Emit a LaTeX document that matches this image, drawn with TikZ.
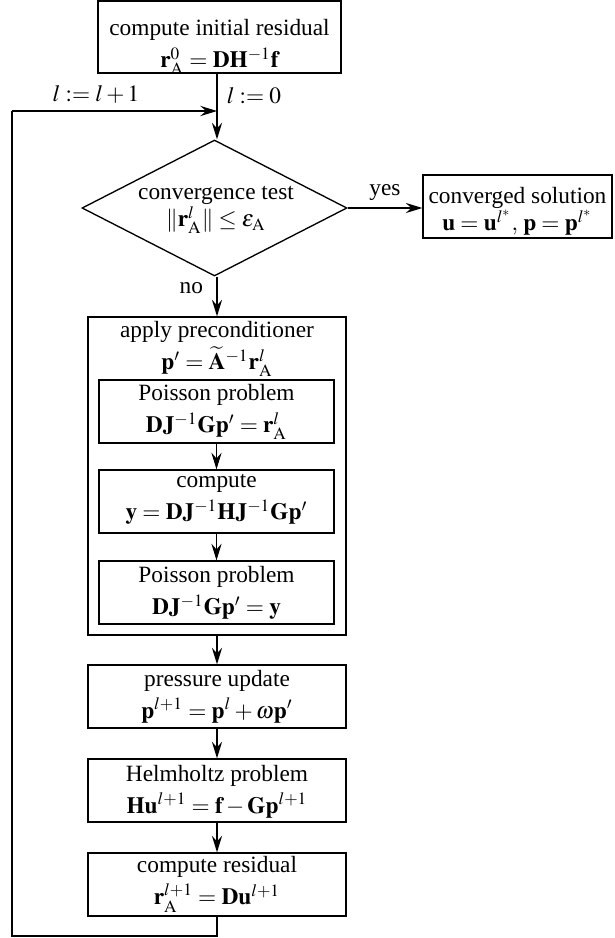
\documentclass[tikz,border=0pt]{standalone}
\usepackage{mathptmx}
\usepackage{fontspec}
\setmainfont{Liberation Serif}
\usetikzlibrary{arrows.meta,shapes.geometric}
\newcommand{\pxu}{0.45pt}
\begin{document}
\begin{tikzpicture}[x=0.45pt,y=-0.45pt,
  frame/.style={draw,line width=0.6pt,rectangle,inner sep=0pt},
  txt/.style={inner sep=0pt,align=center,font=\fontsize{10.5}{13.6}\selectfont},
  arr/.style={line width=0.6pt,-{Stealth[length=7.5pt,width=4.6pt,inset=2.6pt]}},
  ln/.style={line width=0.6pt}]
\useasboundingbox (0,0) rectangle (614,938);
% boxes
\node[frame,minimum width=243*\pxu,minimum height=72*\pxu] (init) at (219.5,37) {};
\node[draw,line width=0.6pt,diamond,inner sep=0pt,minimum width=265*\pxu,minimum height=136*\pxu] (test) at (214.5,208) {};
\node[frame,minimum width=189*\pxu,minimum height=63*\pxu] (conv) at (517.5,206.5) {};
\node[frame,minimum width=258*\pxu,minimum height=318*\pxu] (prec) at (217,476) {};
\node[frame,minimum width=235*\pxu,minimum height=63*\pxu] (pois1) at (216.5,411.5) {};
\node[frame,minimum width=235*\pxu,minimum height=63*\pxu] (comp) at (216.5,501.5) {};
\node[frame,minimum width=235*\pxu,minimum height=63*\pxu] (pois2) at (216.5,592.5) {};
\node[frame,minimum width=258*\pxu,minimum height=63*\pxu] (pres) at (217,696.5) {};
\node[frame,minimum width=258*\pxu,minimum height=63*\pxu] (helm) at (217,790.5) {};
\node[frame,minimum width=258*\pxu,minimum height=63*\pxu] (res) at (217,884.5) {};
% texts
\node[txt] (initT) at (219.5,47)
  {compute initial residual\\[0.9pt] $\mathbf{r}_{\mathrm{A}}^{0}=\mathbf{D}\mathbf{H}^{-1}\mathbf{f}$};
\node[txt] (testT) at (216,210)
  {convergence test\\[-1.4pt] $\|\mathbf{r}_{\mathrm{A}}^{l}\|\le\epsilon_{\mathrm{A}}$};
\node[txt] (convT) at (517.5,211.5)
  {converged solution\\[-1.3pt] $\mathbf{u}=\mathbf{u}^{l^*},\,\mathbf{p}=\mathbf{p}^{l^*}$};
\node[txt] (precT) at (217,349)
  {apply preconditioner\\[0.8pt] $\mathbf{p}'=\widetilde{\mathbf{A}}^{-1}\mathbf{r}_{\mathrm{A}}^{l}$};
\node[txt] (pois1T) at (216.5,412)
  {Poisson problem\\[0.8pt] $\mathbf{D}\mathbf{J}^{-1}\mathbf{G}\mathbf{p}'=\mathbf{r}_{\mathrm{A}}^{l}$};
\node[txt] (compT) at (216.5,499.5)
  {compute\\[0.8pt] $\mathbf{y}=\mathbf{D}\mathbf{J}^{-1}\mathbf{H}\mathbf{J}^{-1}\mathbf{G}\mathbf{p}'$};
\node[txt] (pois2T) at (216.5,593)
  {Poisson problem\\[0.8pt] $\mathbf{D}\mathbf{J}^{-1}\mathbf{G}\mathbf{p}'=\mathbf{y}$};
\node[txt] (presT) at (217,696.5)
  {pressure update\\[0.8pt] $\mathbf{p}^{l+1}=\mathbf{p}^{l}+\omega\mathbf{p}'$};
\node[txt] (helmT) at (217,791.5)
  {Helmholtz problem\\[0.8pt] $\mathbf{H}\mathbf{u}^{l+1}=\mathbf{f}-\mathbf{G}\mathbf{p}^{l+1}$};
\node[txt] (resT) at (217,884.5)
  {compute residual\\[0.8pt] $\mathbf{r}_{\mathrm{A}}^{l+1}=\mathbf{D}\mathbf{u}^{l+1}$};
% connectors
\coordinate (join) at (217,111);
\coordinate (c1) at (217,936);
\coordinate (c2) at (12,936);
\coordinate (c3) at (12,111);
\draw[arr] (init.south -| join) -- (join |- test.north);
\draw[arr] (test.east) -- node[txt,above=3pt] (yes) {yes} (test.east -| conv.west);
\draw[arr] (join |- test.south) -- node[txt,left=6pt,pos=0.3] (no) {no} (join |- prec.north);
\draw[arr] (pois1) -- (comp);
\draw[arr] (comp) -- (pois2);
\draw[arr] (prec) -- (pres);
\draw[arr] (pres) -- (helm);
\draw[arr] (helm) -- (res);
\draw[ln] (res.south) -- (c1) -- (c2) -- (c3);
\draw[arr] (c3) -- (join);
\node[txt] (inc) at (96,94) {$l:=l+1$};
\node[txt] (zero) at (254,96) {$l:=0$};
\end{tikzpicture}
\end{document}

┄┄┄┄┄┄┄┄┄┄┄┄┄┄┄┄┄┄┄┄

## To do
Skip the images and write out the rest of the listing exactly.

## Task response
Emit a LaTeX document that matches this image, drawn with TikZ.
\documentclass[tikz,border=0pt]{standalone}
\usepackage{mathptmx}
\usepackage{fontspec}
\setmainfont{Liberation Serif}
\usetikzlibrary{arrows.meta,shapes.geometric}
\newcommand{\pxu}{0.45pt}
\begin{document}
\begin{tikzpicture}[x=0.45pt,y=-0.45pt,
  frame/.style={draw,line width=0.6pt,rectangle,inner sep=0pt},
  txt/.style={inner sep=0pt,align=center,font=\fontsize{10.5}{13.6}\selectfont},
  arr/.style={line width=0.6pt,-{Stealth[length=7.5pt,width=4.6pt,inset=2.6pt]}},
  ln/.style={line width=0.6pt}]
\useasboundingbox (0,0) rectangle (614,938);
% boxes
\node[frame,minimum width=243*\pxu,minimum height=72*\pxu] (init) at (219.5,37) {};
\node[draw,line width=0.6pt,diamond,inner sep=0pt,minimum width=265*\pxu,minimum height=136*\pxu] (test) at (214.5,208) {};
\node[frame,minimum width=189*\pxu,minimum height=63*\pxu] (conv) at (517.5,206.5) {};
\node[frame,minimum width=258*\pxu,minimum height=318*\pxu] (prec) at (217,476) {};
\node[frame,minimum width=235*\pxu,minimum height=63*\pxu] (pois1) at (216.5,411.5) {};
\node[frame,minimum width=235*\pxu,minimum height=63*\pxu] (comp) at (216.5,501.5) {};
\node[frame,minimum width=235*\pxu,minimum height=63*\pxu] (pois2) at (216.5,592.5) {};
\node[frame,minimum width=258*\pxu,minimum height=63*\pxu] (pres) at (217,696.5) {};
\node[frame,minimum width=258*\pxu,minimum height=63*\pxu] (helm) at (217,790.5) {};
\node[frame,minimum width=258*\pxu,minimum height=63*\pxu] (res) at (217,884.5) {};
% texts
\node[txt] (initT) at (219.5,47)
  {compute initial residual\\[0.9pt] $\mathbf{r}_{\mathrm{A}}^{0}=\mathbf{D}\mathbf{H}^{-1}\mathbf{f}$};
\node[txt] (testT) at (216,210)
  {convergence test\\[-1.4pt] $\|\mathbf{r}_{\mathrm{A}}^{l}\|\le\epsilon_{\mathrm{A}}$};
\node[txt] (convT) at (517.5,211.5)
  {converged solution\\[-1.3pt] $\mathbf{u}=\mathbf{u}^{l^*},\,\mathbf{p}=\mathbf{p}^{l^*}$};
\node[txt] (precT) at (217,349)
  {apply preconditioner\\[0.8pt] $\mathbf{p}'=\widetilde{\mathbf{A}}^{-1}\mathbf{r}_{\mathrm{A}}^{l}$};
\node[txt] (pois1T) at (216.5,412)
  {Poisson problem\\[0.8pt] $\mathbf{D}\mathbf{J}^{-1}\mathbf{G}\mathbf{p}'=\mathbf{r}_{\mathrm{A}}^{l}$};
\node[txt] (compT) at (216.5,499.5)
  {compute\\[0.8pt] $\mathbf{y}=\mathbf{D}\mathbf{J}^{-1}\mathbf{H}\mathbf{J}^{-1}\mathbf{G}\mathbf{p}'$};
\node[txt] (pois2T) at (216.5,593)
  {Poisson problem\\[0.8pt] $\mathbf{D}\mathbf{J}^{-1}\mathbf{G}\mathbf{p}'=\mathbf{y}$};
\node[txt] (presT) at (217,696.5)
  {pressure update\\[0.8pt] $\mathbf{p}^{l+1}=\mathbf{p}^{l}+\omega\mathbf{p}'$};
\node[txt] (helmT) at (217,791.5)
  {Helmholtz problem\\[0.8pt] $\mathbf{H}\mathbf{u}^{l+1}=\mathbf{f}-\mathbf{G}\mathbf{p}^{l+1}$};
\node[txt] (resT) at (217,884.5)
  {compute residual\\[0.8pt] $\mathbf{r}_{\mathrm{A}}^{l+1}=\mathbf{D}\mathbf{u}^{l+1}$};
% connectors
\coordinate (join) at (217,111);
\coordinate (c1) at (217,936);
\coordinate (c2) at (12,936);
\coordinate (c3) at (12,111);
\draw[arr] (init.south -| join) -- (join |- test.north);
\draw[arr] (test.east) -- node[txt,above=3pt] (yes) {yes} (test.east -| conv.west);
\draw[arr] (join |- test.south) -- node[txt,left=6pt,pos=0.3] (no) {no} (join |- prec.north);
\draw[arr] (pois1) -- (comp);
\draw[arr] (comp) -- (pois2);
\draw[arr] (prec) -- (pres);
\draw[arr] (pres) -- (helm);
\draw[arr] (helm) -- (res);
\draw[ln] (res.south) -- (c1) -- (c2) -- (c3);
\draw[arr] (c3) -- (join);
\node[txt] (inc) at (96,94) {$l:=l+1$};
\node[txt] (zero) at (254,96) {$l:=0$};
\end{tikzpicture}
\end{document}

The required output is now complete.